WHAT YOU NEED TO DO: Extract each line of the material that follows exactly and omit its pictures.
### SOURCE MATERIAL ###
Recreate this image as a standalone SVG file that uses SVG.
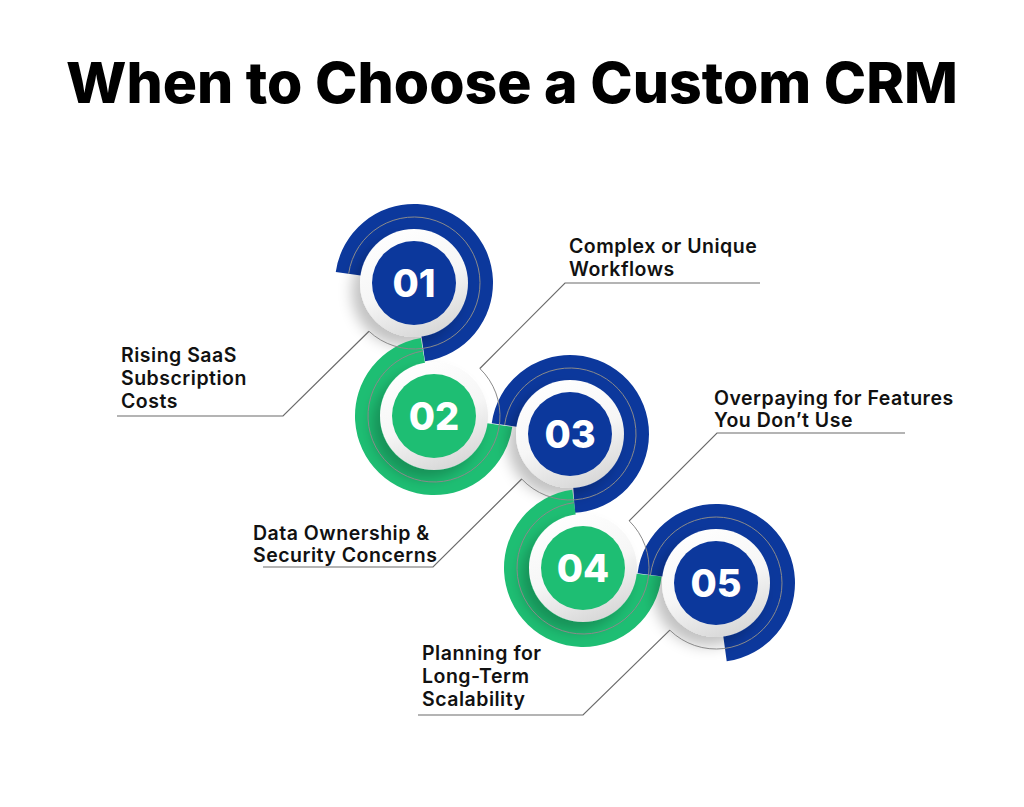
<svg xmlns="http://www.w3.org/2000/svg" width="1024" height="807" viewBox="0 0 1024 807">
<style>
.title{font-family:Inter,"Liberation Sans",sans-serif;font-weight:800;font-size:57px;fill:#000}
.lbl{font-family:Inter,"Liberation Sans",sans-serif;font-weight:600;font-size:19.5px;letter-spacing:0.5px;fill:#111}
.num{font-family:Inter,"Liberation Sans",sans-serif;font-weight:800;font-size:38px;fill:#fff;text-anchor:middle}
.blue{fill:#0c389c}
.green{fill:#1ebe73}
.lead{fill:none;stroke:#6b6b6b;stroke-width:1.2}
.guide{fill:none;stroke:#8a8a8a;stroke-width:1}
.disc{fill:url(#wg);filter:url(#sh)}
</style>
<defs>
<linearGradient id="wg" x1="0.2" y1="0" x2="0.6" y2="1">
<stop offset="0" stop-color="#ffffff"/>
<stop offset="0.55" stop-color="#f6f6f6"/>
<stop offset="1" stop-color="#d8d8d8"/>
</linearGradient>
<filter id="sh" x="-50%" y="-50%" width="200%" height="200%">
<feDropShadow dx="-8" dy="9" stdDeviation="7" flood-color="#000" flood-opacity="0.24"/>
</filter>
</defs>
<rect width="1024" height="807" fill="#fff"/>
<text class="title" x="66" y="103" textLength="892" lengthAdjust="spacingAndGlyphs">When to Choose a Custom CRM</text>

<g id="node01">
<path class="blue" d="M335.77,272 A79,79 0 1 1 425,361.23 L421.24,334.5 A52,52 0 1 0 362.5,275.76 Z"/>
<circle class="disc" cx="414" cy="283" r="54"/>
<circle class="blue" cx="414" cy="283" r="42"/>
<text class="num" x="414" y="297">01</text>
</g>
<g id="node02">
<path class="green" d="M512.27,426.72 A79,79 0 1 1 420.82,338.11 L425.33,364.73 A52,52 0 1 0 485.52,423.06 Z"/>
<circle class="disc" cx="434" cy="416" r="54"/>
<circle class="green" cx="434" cy="416" r="42"/>
<text class="num" x="434" y="430">02</text>
</g>
<g id="node03">
<path class="blue" d="M491.73,423.28 A79,79 0 1 1 574.82,512.85 L573.17,485.9 A52,52 0 1 0 518.48,426.94 Z"/>
<circle class="disc" cx="570" cy="434" r="54"/>
<circle class="blue" cx="570" cy="434" r="42"/>
<text class="num" x="570" y="448">03</text>
</g>
<g id="node04">
<path class="green" d="M661.55,576.4 A79,79 0 1 1 572.28,489.73 L575.94,516.48 A52,52 0 1 0 634.7,573.53 Z"/>
<circle class="disc" cx="583" cy="568" r="54"/>
<circle class="green" cx="583" cy="568" r="42"/>
<text class="num" x="583" y="582">04</text>
</g>
<g id="node05">
<path class="blue" d="M637.59,573.37 A79,79 0 1 1 726.72,661.27 L723.06,634.52 A52,52 0 1 0 664.39,576.66 Z"/>
<circle class="disc" cx="716" cy="583" r="54"/>
<circle class="blue" cx="716" cy="583" r="42"/>
<text class="num" x="716" y="597">05</text>
</g>

<g id="connectors">
<path class="guide" d="M348.64,273.81 A66,66 0 1 1 368.99,331.27"/>
<path class="guide" d="M479.85,368.53 A66,66 0 1 1 422.99,350.92"/>
<path class="guide" d="M504.61,425.04 A66,66 0 1 1 521.73,479.01"/>
<path class="guide" d="M629.18,520.84 A66,66 0 1 1 574.04,502.61"/>
<path class="guide" d="M650.49,574.96 A66,66 0 1 1 669.82,630.16"/>
<polyline class="lead" points="117,416 283,416 368.99,331.27"/>
<polyline class="lead" points="760,283 565,283 479.85,368.53"/>
<polyline class="lead" points="263,567 433,567 521.73,479.01"/>
<polyline class="lead" points="905,433 717,433 629.18,520.84"/>
<polyline class="lead" points="418,715 583,715 669.82,630.16"/>
</g>

<g id="labels">
<text class="lbl" x="121" y="362">Rising SaaS</text>
<text class="lbl" x="121" y="385">Subscription</text>
<text class="lbl" x="121" y="408">Costs</text>
<text class="lbl" x="569" y="253">Complex or Unique</text>
<text class="lbl" x="569" y="276">Workflows</text>
<text class="lbl" x="253" y="540">Data Ownership &amp;</text>
<text class="lbl" x="253" y="562">Security Concerns</text>
<text class="lbl" x="714" y="405">Overpaying for Features</text>
<text class="lbl" x="714" y="427">You Don’t Use</text>
<text class="lbl" x="422" y="660">Planning for</text>
<text class="lbl" x="422" y="683">Long-Term</text>
<text class="lbl" x="422" y="706">Scalability</text>
</g>
</svg>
###
FULL SOLUTION:
Recreate this image as a standalone SVG file that uses SVG.
<svg xmlns="http://www.w3.org/2000/svg" width="1024" height="807" viewBox="0 0 1024 807">
<style>
.title{font-family:Inter,"Liberation Sans",sans-serif;font-weight:800;font-size:57px;fill:#000}
.lbl{font-family:Inter,"Liberation Sans",sans-serif;font-weight:600;font-size:19.5px;letter-spacing:0.5px;fill:#111}
.num{font-family:Inter,"Liberation Sans",sans-serif;font-weight:800;font-size:38px;fill:#fff;text-anchor:middle}
.blue{fill:#0c389c}
.green{fill:#1ebe73}
.lead{fill:none;stroke:#6b6b6b;stroke-width:1.2}
.guide{fill:none;stroke:#8a8a8a;stroke-width:1}
.disc{fill:url(#wg);filter:url(#sh)}
</style>
<defs>
<linearGradient id="wg" x1="0.2" y1="0" x2="0.6" y2="1">
<stop offset="0" stop-color="#ffffff"/>
<stop offset="0.55" stop-color="#f6f6f6"/>
<stop offset="1" stop-color="#d8d8d8"/>
</linearGradient>
<filter id="sh" x="-50%" y="-50%" width="200%" height="200%">
<feDropShadow dx="-8" dy="9" stdDeviation="7" flood-color="#000" flood-opacity="0.24"/>
</filter>
</defs>
<rect width="1024" height="807" fill="#fff"/>
<text class="title" x="66" y="103" textLength="892" lengthAdjust="spacingAndGlyphs">When to Choose a Custom CRM</text>

<g id="node01">
<path class="blue" d="M335.77,272 A79,79 0 1 1 425,361.23 L421.24,334.5 A52,52 0 1 0 362.5,275.76 Z"/>
<circle class="disc" cx="414" cy="283" r="54"/>
<circle class="blue" cx="414" cy="283" r="42"/>
<text class="num" x="414" y="297">01</text>
</g>
<g id="node02">
<path class="green" d="M512.27,426.72 A79,79 0 1 1 420.82,338.11 L425.33,364.73 A52,52 0 1 0 485.52,423.06 Z"/>
<circle class="disc" cx="434" cy="416" r="54"/>
<circle class="green" cx="434" cy="416" r="42"/>
<text class="num" x="434" y="430">02</text>
</g>
<g id="node03">
<path class="blue" d="M491.73,423.28 A79,79 0 1 1 574.82,512.85 L573.17,485.9 A52,52 0 1 0 518.48,426.94 Z"/>
<circle class="disc" cx="570" cy="434" r="54"/>
<circle class="blue" cx="570" cy="434" r="42"/>
<text class="num" x="570" y="448">03</text>
</g>
<g id="node04">
<path class="green" d="M661.55,576.4 A79,79 0 1 1 572.28,489.73 L575.94,516.48 A52,52 0 1 0 634.7,573.53 Z"/>
<circle class="disc" cx="583" cy="568" r="54"/>
<circle class="green" cx="583" cy="568" r="42"/>
<text class="num" x="583" y="582">04</text>
</g>
<g id="node05">
<path class="blue" d="M637.59,573.37 A79,79 0 1 1 726.72,661.27 L723.06,634.52 A52,52 0 1 0 664.39,576.66 Z"/>
<circle class="disc" cx="716" cy="583" r="54"/>
<circle class="blue" cx="716" cy="583" r="42"/>
<text class="num" x="716" y="597">05</text>
</g>

<g id="connectors">
<path class="guide" d="M348.64,273.81 A66,66 0 1 1 368.99,331.27"/>
<path class="guide" d="M479.85,368.53 A66,66 0 1 1 422.99,350.92"/>
<path class="guide" d="M504.61,425.04 A66,66 0 1 1 521.73,479.01"/>
<path class="guide" d="M629.18,520.84 A66,66 0 1 1 574.04,502.61"/>
<path class="guide" d="M650.49,574.96 A66,66 0 1 1 669.82,630.16"/>
<polyline class="lead" points="117,416 283,416 368.99,331.27"/>
<polyline class="lead" points="760,283 565,283 479.85,368.53"/>
<polyline class="lead" points="263,567 433,567 521.73,479.01"/>
<polyline class="lead" points="905,433 717,433 629.18,520.84"/>
<polyline class="lead" points="418,715 583,715 669.82,630.16"/>
</g>

<g id="labels">
<text class="lbl" x="121" y="362">Rising SaaS</text>
<text class="lbl" x="121" y="385">Subscription</text>
<text class="lbl" x="121" y="408">Costs</text>
<text class="lbl" x="569" y="253">Complex or Unique</text>
<text class="lbl" x="569" y="276">Workflows</text>
<text class="lbl" x="253" y="540">Data Ownership &amp;</text>
<text class="lbl" x="253" y="562">Security Concerns</text>
<text class="lbl" x="714" y="405">Overpaying for Features</text>
<text class="lbl" x="714" y="427">You Don’t Use</text>
<text class="lbl" x="422" y="660">Planning for</text>
<text class="lbl" x="422" y="683">Long-Term</text>
<text class="lbl" x="422" y="706">Scalability</text>
</g>
</svg>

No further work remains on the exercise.